— Start of SUPPLIED DATA —
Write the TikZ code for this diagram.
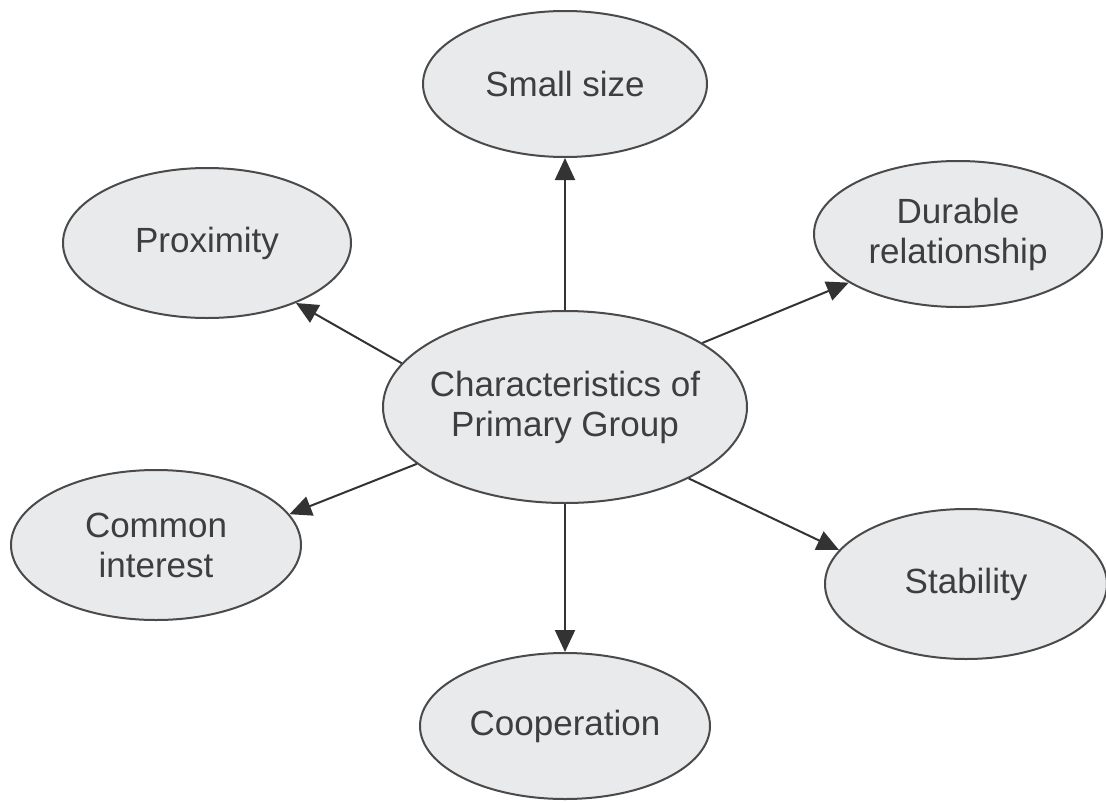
\documentclass[tikz,border=0pt]{standalone}
\usepackage{fontspec}
\setmainfont{Liberation Sans}
\usetikzlibrary{shapes.geometric,arrows.meta}
\definecolor{ellfill}{HTML}{E9EAEC}
\definecolor{ellline}{HTML}{4A4A4A}
\definecolor{txtcol}{HTML}{3E3E3E}
\definecolor{arrcol}{HTML}{333333}
\tikzset{
  ell/.style={ellipse, draw=ellline, line width=2pt, fill=ellfill, inner sep=0pt},
  txt/.style={align=center, text=txtcol, font=\fontsize{35}{40}\selectfont, inner sep=0pt},
  conn/.style={draw=arrcol, line width=2pt, -{Triangle[length=22pt,width=20pt]}}
}
\begin{document}
\begin{tikzpicture}[x=1pt,y=-1pt]
\useasboundingbox (0,0) rectangle (1106,803);
% ellipses
\node[ell, minimum width=364pt, minimum height=192pt] (c) at (565,407) {};
\node[ell, minimum width=284pt, minimum height=146pt] (s) at (565,84) {};
\node[ell, minimum width=288pt, minimum height=150pt] (p) at (207,243) {};
\node[ell, minimum width=288pt, minimum height=146pt] (d) at (958,234) {};
\node[ell, minimum width=290pt, minimum height=150pt] (ci) at (156,545) {};
\node[ell, minimum width=282pt, minimum height=150pt] (st) at (966,584) {};
\node[ell, minimum width=290pt, minimum height=146pt] (co) at (565,726) {};
% texts
\node[txt] (ct) at (c) {Characteristics of\\Primary Group};
\node[txt] (stx) at (s) {Small size};
\node[txt] (ptx) at (p) {Proximity};
\node[txt] (dtx) at (d) {Durable\\relationship};
\node[txt] (citx) at (ci) {Common\\interest};
\node[txt] (sttx) at (st) {Stability};
\node[txt] (cotx) at (co) {Cooperation};
% connectors
\draw[conn] (c.north) -- (s.south);
\draw[conn] (c.south) -- (co.north);
\draw[conn] (c.165) -- (p.-34);
\draw[conn] (c.201) -- (ci.13);
\draw[conn] (c.25) -- (d.204);
\draw[conn] (c.-30) -- (st.165);
\end{tikzpicture}
\end{document}
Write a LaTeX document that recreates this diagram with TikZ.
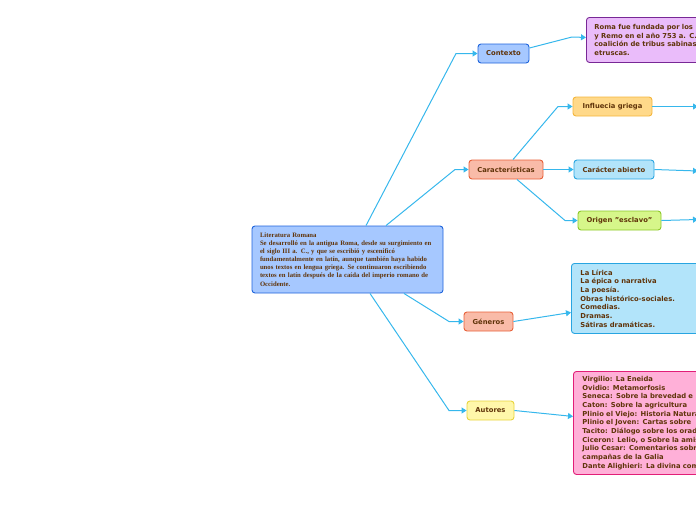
\documentclass[tikz,border=0pt]{standalone}
\usepackage{fontspec}
\usepackage{tikz}
\usetikzlibrary{shapes,arrows,arrows.meta,fit,positioning}
\setmainfont{DejaVu Sans}
\newfontfamily\notefont{Liberation Serif}
\definecolor{txt}{RGB}{96,52,10}
\definecolor{blueF}{RGB}{166,200,255}\definecolor{blueD}{RGB}{30,100,220}
\definecolor{lilacF}{RGB}{234,188,250}\definecolor{lilacD}{RGB}{120,40,150}
\definecolor{salmonF}{RGB}{249,187,168}\definecolor{salmonD}{RGB}{232,96,56}
\definecolor{orangeF}{RGB}{255,217,138}\definecolor{orangeD}{RGB}{244,182,60}
\definecolor{skyF}{RGB}{178,228,250}\definecolor{skyD}{RGB}{40,165,225}
\definecolor{limeF}{RGB}{214,246,138}\definecolor{limeD}{RGB}{140,200,40}
\definecolor{yellowF}{RGB}{255,247,170}\definecolor{yellowD}{RGB}{232,212,60}
\definecolor{pinkF}{RGB}{255,176,216}\definecolor{pinkD}{RGB}{225,30,120}
\definecolor{linkC}{RGB}{54,183,236}
\tikzset{
  topic/.style={draw, line width=0.9pt, rounded corners=3pt, text=txt,
    font=\fontsize{6.8}{7}\selectfont\bfseries, minimum height=19pt, inner sep=0pt},
  note/.style={topic, anchor=north west, align=left, text width=220pt, inner xsep=8pt,
    font=\fontsize{6.8}{8.7}\selectfont\bfseries},
  link/.style={draw=linkC, line width=1pt, -{Triangle[length=5pt,width=6pt]}}
}
\begin{document}
\begin{tikzpicture}[x=1pt,y=-1pt]
\clip (0,0) rectangle (696,520);
\useasboundingbox (0,0) rectangle (696,520);
\node[topic, fill=blueF, draw=blueD, text width=175pt, minimum height=67pt,
  align=left, inner xsep=8pt, font=\notefont\fontsize{6.7}{8.1}\selectfont\bfseries] (lit) at (347.5,259.5)
  {Literatura Romana\\
   Se desarrolló en la antigua Roma, desde su surgimiento en\\
   el siglo III a. C., y que se escribió y escenificó\\
   fundamentalmente en latín, aunque también haya habido\\
   unos textos en lengua griega. Se continuaron escribiendo\\
   textos en latín después de la caída del imperio romano de\\
   Occidente.};
\node[topic, fill=blueF, draw=blueD, minimum width=51pt] (contexto) at (503.5,53.5) {Contexto};
\node[topic, fill=salmonF, draw=salmonD, minimum width=74pt] (caract) at (506,169.5) {Características};
\node[topic, fill=orangeF, draw=orangeD, minimum width=79pt] (influ) at (612.5,106.5) {Influecia griega};
\node[topic, fill=skyF, draw=skyD, minimum width=80pt] (caracter) at (614,169.5) {Carácter abierto};
\node[topic, fill=limeF, draw=limeD, minimum width=83pt] (origen) at (619.5,220.5) {Origen "esclavo"};
\node[topic, fill=salmonF, draw=salmonD, minimum width=49pt] (generos) at (488.5,321.5) {Géneros};
\node[topic, fill=yellowF, draw=yellowD, minimum width=47pt] (autores) at (490.5,410.5) {Autores};
\node[note, fill=lilacF, draw=lilacD, minimum height=45pt] (roma) at (586,17)
  {Roma fue fundada por los\\ y Remo en el año 753 a. C.\\ coalición de tribus sabinas\\ etruscas.};
\node[note, fill=skyF, draw=skyD, minimum height=70pt, inner xsep=9pt] (genlist) at (571,263)
  {La Lírica\\ La épica o narrativa\\ La poesía.\\ Obras histórico-sociales.\\ Comedias.\\ Dramas.\\ Sátiras dramáticas.};
\node[note, fill=pinkF, draw=pinkD, minimum height=103pt, inner xsep=9pt] (autlist) at (573,371)
  {Virgilio: La Eneida\\ Ovidio: Metamorfosis\\ Seneca: Sobre la brevedad e\\ Caton: Sobre la agricultura\\
   Plinio el Viejo: Historia Natural\\ Plinio el Joven: Cartas sobre\\ Tacito: Diálogo sobre los oradores\\
   Ciceron: Lelio, o Sobre la amistad\\ Julio Cesar: Comentarios sobre\\ campañas de la Galia\\
   Dante Alighieri: La divina comedia};
\coordinate (influout) at (698,106.5);
\coordinate (caracterout) at (698,171);
\coordinate (origenout) at (698,219.5);
\draw[link] ([xshift=18.5pt]lit.north) -- (456,53.5) -- (contexto.west);
\draw[link] ([xshift=38.5pt]lit.north) -- (455,169.5) -- (caract.west);
\draw[link] ([xshift=56.5pt]lit.south) -- (449,321.5) -- (generos.west);
\draw[link] ([xshift=22.5pt]lit.south) -- (449,410.5) -- (autores.west);
\draw[link] ([yshift=5.5pt]contexto.east) -- (572,37) -- ([yshift=2.5pt]roma.west);
\draw[link] ([xshift=7pt]caract.north) -- (558,106.5) -- (influ.west);
\draw[link] (caract.east) -- (caracter.west);
\draw[link] ([xshift=11pt]caract.south) -- (565,220.5) -- (origen.west);
\draw[link] (generos.east) -- ([yshift=-14pt]genlist.west);
\draw[link] (autores.east) -- ([yshift=6.5pt]autlist.west);
\draw[link] (influ.east) -- (influout);
\draw[link] (caracter.east) -- (caracterout);
\draw[link] (origen.east) -- (origenout);
\end{tikzpicture}
\end{document}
— End of SUPPLIED DATA —
WHAT YOU NEED TO DO: Write the listing above out again exactly, dropping each image.

ANSWER FOR THIS EXERCISE:
Write the TikZ code for this diagram.
\documentclass[tikz,border=0pt]{standalone}
\usepackage{fontspec}
\setmainfont{Liberation Sans}
\usetikzlibrary{shapes.geometric,arrows.meta}
\definecolor{ellfill}{HTML}{E9EAEC}
\definecolor{ellline}{HTML}{4A4A4A}
\definecolor{txtcol}{HTML}{3E3E3E}
\definecolor{arrcol}{HTML}{333333}
\tikzset{
  ell/.style={ellipse, draw=ellline, line width=2pt, fill=ellfill, inner sep=0pt},
  txt/.style={align=center, text=txtcol, font=\fontsize{35}{40}\selectfont, inner sep=0pt},
  conn/.style={draw=arrcol, line width=2pt, -{Triangle[length=22pt,width=20pt]}}
}
\begin{document}
\begin{tikzpicture}[x=1pt,y=-1pt]
\useasboundingbox (0,0) rectangle (1106,803);
% ellipses
\node[ell, minimum width=364pt, minimum height=192pt] (c) at (565,407) {};
\node[ell, minimum width=284pt, minimum height=146pt] (s) at (565,84) {};
\node[ell, minimum width=288pt, minimum height=150pt] (p) at (207,243) {};
\node[ell, minimum width=288pt, minimum height=146pt] (d) at (958,234) {};
\node[ell, minimum width=290pt, minimum height=150pt] (ci) at (156,545) {};
\node[ell, minimum width=282pt, minimum height=150pt] (st) at (966,584) {};
\node[ell, minimum width=290pt, minimum height=146pt] (co) at (565,726) {};
% texts
\node[txt] (ct) at (c) {Characteristics of\\Primary Group};
\node[txt] (stx) at (s) {Small size};
\node[txt] (ptx) at (p) {Proximity};
\node[txt] (dtx) at (d) {Durable\\relationship};
\node[txt] (citx) at (ci) {Common\\interest};
\node[txt] (sttx) at (st) {Stability};
\node[txt] (cotx) at (co) {Cooperation};
% connectors
\draw[conn] (c.north) -- (s.south);
\draw[conn] (c.south) -- (co.north);
\draw[conn] (c.165) -- (p.-34);
\draw[conn] (c.201) -- (ci.13);
\draw[conn] (c.25) -- (d.204);
\draw[conn] (c.-30) -- (st.165);
\end{tikzpicture}
\end{document}
Write a LaTeX document that recreates this diagram with TikZ.
\documentclass[tikz,border=0pt]{standalone}
\usepackage{fontspec}
\usepackage{tikz}
\usetikzlibrary{shapes,arrows,arrows.meta,fit,positioning}
\setmainfont{DejaVu Sans}
\newfontfamily\notefont{Liberation Serif}
\definecolor{txt}{RGB}{96,52,10}
\definecolor{blueF}{RGB}{166,200,255}\definecolor{blueD}{RGB}{30,100,220}
\definecolor{lilacF}{RGB}{234,188,250}\definecolor{lilacD}{RGB}{120,40,150}
\definecolor{salmonF}{RGB}{249,187,168}\definecolor{salmonD}{RGB}{232,96,56}
\definecolor{orangeF}{RGB}{255,217,138}\definecolor{orangeD}{RGB}{244,182,60}
\definecolor{skyF}{RGB}{178,228,250}\definecolor{skyD}{RGB}{40,165,225}
\definecolor{limeF}{RGB}{214,246,138}\definecolor{limeD}{RGB}{140,200,40}
\definecolor{yellowF}{RGB}{255,247,170}\definecolor{yellowD}{RGB}{232,212,60}
\definecolor{pinkF}{RGB}{255,176,216}\definecolor{pinkD}{RGB}{225,30,120}
\definecolor{linkC}{RGB}{54,183,236}
\tikzset{
  topic/.style={draw, line width=0.9pt, rounded corners=3pt, text=txt,
    font=\fontsize{6.8}{7}\selectfont\bfseries, minimum height=19pt, inner sep=0pt},
  note/.style={topic, anchor=north west, align=left, text width=220pt, inner xsep=8pt,
    font=\fontsize{6.8}{8.7}\selectfont\bfseries},
  link/.style={draw=linkC, line width=1pt, -{Triangle[length=5pt,width=6pt]}}
}
\begin{document}
\begin{tikzpicture}[x=1pt,y=-1pt]
\clip (0,0) rectangle (696,520);
\useasboundingbox (0,0) rectangle (696,520);
\node[topic, fill=blueF, draw=blueD, text width=175pt, minimum height=67pt,
  align=left, inner xsep=8pt, font=\notefont\fontsize{6.7}{8.1}\selectfont\bfseries] (lit) at (347.5,259.5)
  {Literatura Romana\\
   Se desarrolló en la antigua Roma, desde su surgimiento en\\
   el siglo III a. C., y que se escribió y escenificó\\
   fundamentalmente en latín, aunque también haya habido\\
   unos textos en lengua griega. Se continuaron escribiendo\\
   textos en latín después de la caída del imperio romano de\\
   Occidente.};
\node[topic, fill=blueF, draw=blueD, minimum width=51pt] (contexto) at (503.5,53.5) {Contexto};
\node[topic, fill=salmonF, draw=salmonD, minimum width=74pt] (caract) at (506,169.5) {Características};
\node[topic, fill=orangeF, draw=orangeD, minimum width=79pt] (influ) at (612.5,106.5) {Influecia griega};
\node[topic, fill=skyF, draw=skyD, minimum width=80pt] (caracter) at (614,169.5) {Carácter abierto};
\node[topic, fill=limeF, draw=limeD, minimum width=83pt] (origen) at (619.5,220.5) {Origen "esclavo"};
\node[topic, fill=salmonF, draw=salmonD, minimum width=49pt] (generos) at (488.5,321.5) {Géneros};
\node[topic, fill=yellowF, draw=yellowD, minimum width=47pt] (autores) at (490.5,410.5) {Autores};
\node[note, fill=lilacF, draw=lilacD, minimum height=45pt] (roma) at (586,17)
  {Roma fue fundada por los\\ y Remo en el año 753 a. C.\\ coalición de tribus sabinas\\ etruscas.};
\node[note, fill=skyF, draw=skyD, minimum height=70pt, inner xsep=9pt] (genlist) at (571,263)
  {La Lírica\\ La épica o narrativa\\ La poesía.\\ Obras histórico-sociales.\\ Comedias.\\ Dramas.\\ Sátiras dramáticas.};
\node[note, fill=pinkF, draw=pinkD, minimum height=103pt, inner xsep=9pt] (autlist) at (573,371)
  {Virgilio: La Eneida\\ Ovidio: Metamorfosis\\ Seneca: Sobre la brevedad e\\ Caton: Sobre la agricultura\\
   Plinio el Viejo: Historia Natural\\ Plinio el Joven: Cartas sobre\\ Tacito: Diálogo sobre los oradores\\
   Ciceron: Lelio, o Sobre la amistad\\ Julio Cesar: Comentarios sobre\\ campañas de la Galia\\
   Dante Alighieri: La divina comedia};
\coordinate (influout) at (698,106.5);
\coordinate (caracterout) at (698,171);
\coordinate (origenout) at (698,219.5);
\draw[link] ([xshift=18.5pt]lit.north) -- (456,53.5) -- (contexto.west);
\draw[link] ([xshift=38.5pt]lit.north) -- (455,169.5) -- (caract.west);
\draw[link] ([xshift=56.5pt]lit.south) -- (449,321.5) -- (generos.west);
\draw[link] ([xshift=22.5pt]lit.south) -- (449,410.5) -- (autores.west);
\draw[link] ([yshift=5.5pt]contexto.east) -- (572,37) -- ([yshift=2.5pt]roma.west);
\draw[link] ([xshift=7pt]caract.north) -- (558,106.5) -- (influ.west);
\draw[link] (caract.east) -- (caracter.west);
\draw[link] ([xshift=11pt]caract.south) -- (565,220.5) -- (origen.west);
\draw[link] (generos.east) -- ([yshift=-14pt]genlist.west);
\draw[link] (autores.east) -- ([yshift=6.5pt]autlist.west);
\draw[link] (influ.east) -- (influout);
\draw[link] (caracter.east) -- (caracterout);
\draw[link] (origen.east) -- (origenout);
\end{tikzpicture}
\end{document}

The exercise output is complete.